There’s a new artist royalties lawsuit in town, with Sony Music Entertainment the target. The class-action lawsuit has been filed by the estate of Ricky Nelson, a rock’n’roll star who had hits from the late 1950s to the early 1970s. The lawsuit focuses on an ‘intercompany charge on international streaming revenue’ that the Nelson estate claims Sony is taking off royalties collected by its local subsidiaries before calculating artist royalties. In its filing, the estate also claims that ‘thousands’ of artists could join the class action.
Sony Music has yet to publicly comment, and as with any action of this type, it’s advisable to hold off on any hot takes until the legal arguments have been fully made by both sides. The expectation with these kinds of legal battles is that they’ll end in out-of-court settlements rather than jury decisions, but the process will determine how that spins out here.

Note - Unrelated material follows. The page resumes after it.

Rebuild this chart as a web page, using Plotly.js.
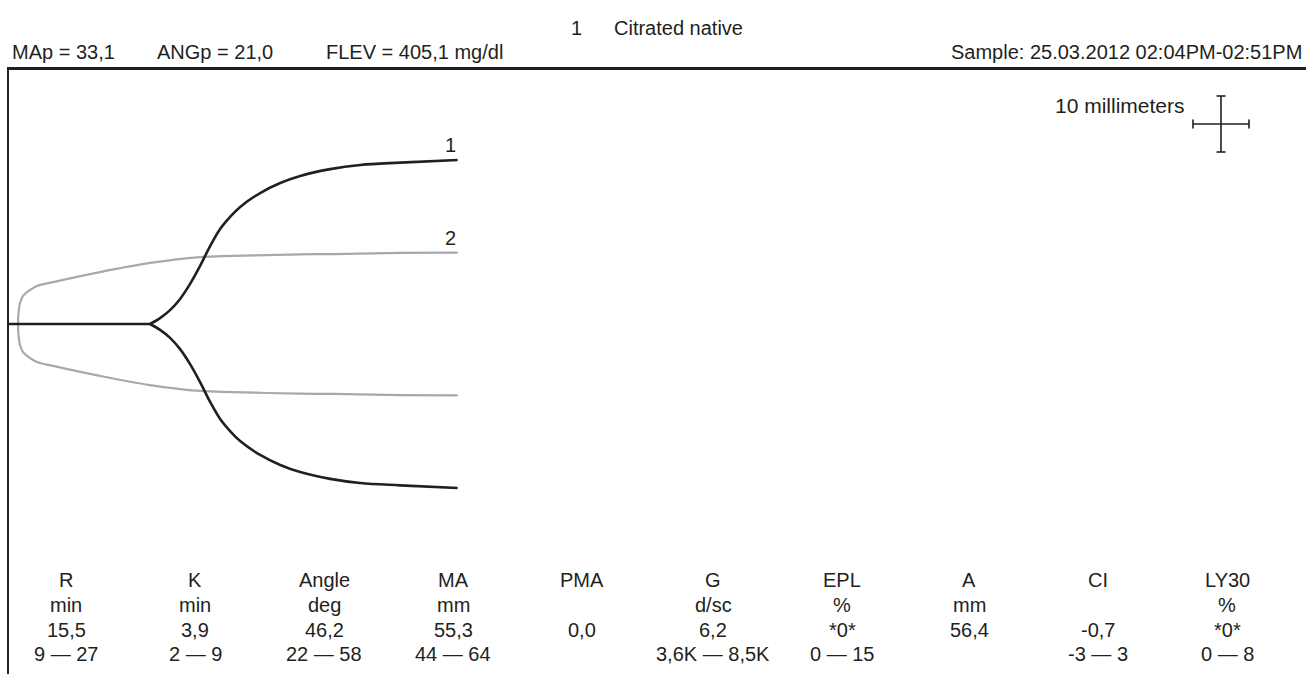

We’d like to talk about a more general principle, however, which these kinds of cases are relevant to. It concerns streaming royalties, data as well as the moves towards direct relationships between streaming services and artists. Spotify’s recent announcement of its direct-uploads tool for artists doesn’t mean we’re about to instantly flip into an era where all artists dump their labels and distributors to go direct. However, the mere existence of that as a viable alternative option IS going to be a powerful driver for managers and artists to take an even closer look at how those middlemen calculate their royalties, and what they do for their cut.
That’s not a new trend in itself of course: managers have been auditing labels with varying levels of suspicion for decades. The dynamic now is that the management companies have more data to work with, courtesy of the streaming services. They have more people capable of making sense of that data – this has been one of the important trends in management recruitment strategies in recent times. And soon, they’ll have the option, by switching to direct Spotify uploads for at least one artist in their roster, for robust A/B testing on the economics of streaming with and without a label or distributor involved.

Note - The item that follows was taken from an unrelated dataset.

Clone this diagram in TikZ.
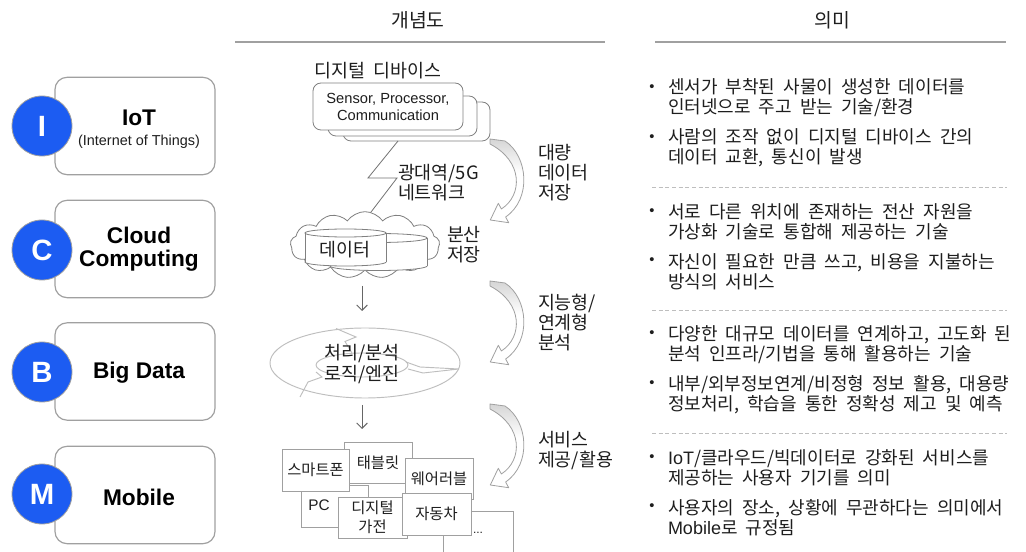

(This is what we think will drive the initial uptake of Spotify’s tool, incidentally: what manager *wouldn’t* want to try at least one artist on the system, to get the data that will inform their decisions over whether to switch more over in the future?)
All this data is what will send managers back to labels and distributors for some pointed discussions. Those may be legal discussions of the ‘where did my royalties go?’ ilk. They may be more ‘tell me how you’re adding value for your cut of my royalties’ discussions – and here, the good labels and distributors will have convincing responses, it should be noted: they work hard and justify their position in an artist’s business. The less-good ones… perhaps not so much.
And thirdly, these discussions may be more ‘well, I can do X and Y now but you can still do Z so let’s talk about the terms of our contract accordingly’ discussions. They won’t make the headlines that class-action lawsuits do, but they will be just as important for the evolution of our industry, especially for the larger music companies for whom a shaved margin here and there – especially from their superstar acts – should not be underestimated as a corporate challenge.
To put this another way: the Ricky Nelson lawsuit, however it is resolved, reflects a wider trend of close scrutiny by managers (and estates) of how streaming royalties flow through the system of their partners. That’s fuelled by data that the streaming services are understandably willing to provide, and now accompanied by the option of direct distribution. There will be some public battles resulting from all this in court filings, but it’s the nuts’n’bolts artist contract negotiations and renegotiations behind closed doors that will have as big an impact on the business.